Mr Hannant said: “We need all the support we can get from advisers, who can make a difference by joining and getting involved.

“Evidence is crucial to changing minds in government, at the FCA and in Parliament, so we need to hear from you about how things affect your business. 2016 will be a very important year for advisers – don’t let the opportunity to have your say pass by.”

Mr Hannant said the Financial Advice Market Review could bring some fundamental changes in the way advice is given.

It was back in October that the Financial Conduct Authority and HM Treasury launched an input paper giving advisers until 22 December to explain what puts them off offering advice.

Mr Hannant said the question the FAMR poses on one level is simple – why are there gaps in people being able to get financial advice?

But he said as you break down the problem, the answer is complex and a solution doesn’t come down to any one thing.

Mr Hannant said: “Citizens Advice research indicates over five million people wanting and willing to pay for financial advice, but who are priced out of the market at present.

“This points to the need to reduce the cost of delivering financial advice.

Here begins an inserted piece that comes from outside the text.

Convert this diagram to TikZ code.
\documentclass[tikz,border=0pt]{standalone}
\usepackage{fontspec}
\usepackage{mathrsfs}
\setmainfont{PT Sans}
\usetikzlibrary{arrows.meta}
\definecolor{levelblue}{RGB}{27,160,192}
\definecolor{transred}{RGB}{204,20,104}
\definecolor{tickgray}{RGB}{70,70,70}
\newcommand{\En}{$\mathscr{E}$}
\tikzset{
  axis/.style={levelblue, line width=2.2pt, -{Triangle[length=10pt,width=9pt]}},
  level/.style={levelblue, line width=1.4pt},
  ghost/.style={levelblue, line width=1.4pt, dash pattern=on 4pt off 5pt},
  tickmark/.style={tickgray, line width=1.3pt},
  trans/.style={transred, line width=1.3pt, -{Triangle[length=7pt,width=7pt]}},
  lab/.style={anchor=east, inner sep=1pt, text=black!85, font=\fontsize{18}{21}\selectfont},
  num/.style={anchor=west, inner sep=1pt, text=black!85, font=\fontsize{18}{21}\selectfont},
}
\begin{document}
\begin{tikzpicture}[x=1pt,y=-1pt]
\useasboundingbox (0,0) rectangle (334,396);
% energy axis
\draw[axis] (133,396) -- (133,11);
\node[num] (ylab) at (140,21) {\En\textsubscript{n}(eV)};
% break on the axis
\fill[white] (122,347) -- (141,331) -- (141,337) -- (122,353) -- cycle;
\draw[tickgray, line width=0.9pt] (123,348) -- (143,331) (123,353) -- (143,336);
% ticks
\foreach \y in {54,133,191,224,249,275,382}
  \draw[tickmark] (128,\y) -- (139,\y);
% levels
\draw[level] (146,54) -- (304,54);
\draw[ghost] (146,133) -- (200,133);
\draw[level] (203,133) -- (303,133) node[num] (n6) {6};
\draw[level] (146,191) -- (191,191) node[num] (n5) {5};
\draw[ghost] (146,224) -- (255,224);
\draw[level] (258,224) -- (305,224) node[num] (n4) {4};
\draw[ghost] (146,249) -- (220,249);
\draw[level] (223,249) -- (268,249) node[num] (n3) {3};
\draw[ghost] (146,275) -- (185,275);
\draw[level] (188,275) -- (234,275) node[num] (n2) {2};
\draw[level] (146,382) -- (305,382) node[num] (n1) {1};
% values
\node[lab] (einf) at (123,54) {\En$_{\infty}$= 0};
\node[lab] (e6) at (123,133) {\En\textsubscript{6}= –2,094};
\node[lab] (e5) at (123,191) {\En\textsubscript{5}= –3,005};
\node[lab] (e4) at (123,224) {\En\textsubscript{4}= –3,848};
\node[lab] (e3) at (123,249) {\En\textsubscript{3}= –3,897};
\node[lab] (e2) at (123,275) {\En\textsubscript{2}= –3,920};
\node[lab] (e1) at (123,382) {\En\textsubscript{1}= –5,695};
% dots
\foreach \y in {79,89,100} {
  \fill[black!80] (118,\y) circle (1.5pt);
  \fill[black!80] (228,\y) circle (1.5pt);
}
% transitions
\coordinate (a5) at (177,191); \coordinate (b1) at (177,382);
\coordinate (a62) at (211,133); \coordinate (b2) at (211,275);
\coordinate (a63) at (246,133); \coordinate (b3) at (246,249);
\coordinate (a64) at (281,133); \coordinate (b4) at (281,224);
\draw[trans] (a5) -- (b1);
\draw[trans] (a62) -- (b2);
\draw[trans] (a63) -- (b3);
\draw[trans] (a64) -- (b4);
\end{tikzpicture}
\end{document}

Apfa’s cost of regulation survey indicates that on average regulation comprises about 12 per cent of the cost of advice.

“Apfa has pressed for reducing regulatory costs by bringing in a longstop for complaints to Financial Ombudsman Service; reforming Financial Services Compensation Scheme funding to ensure a fairer share of the burden is borne across the financial services sector; and setting up a proper independent appeal process for the Fos.

“So the conclusions of FAMR will be the big issue for the first half of 2016. The evolving pension framework will be another.”

Scanning the horizon, Mr Hannant said there is a lot else going on in the world of advice.

The banning of payments to platforms and the effect on trail commission will be felt in April.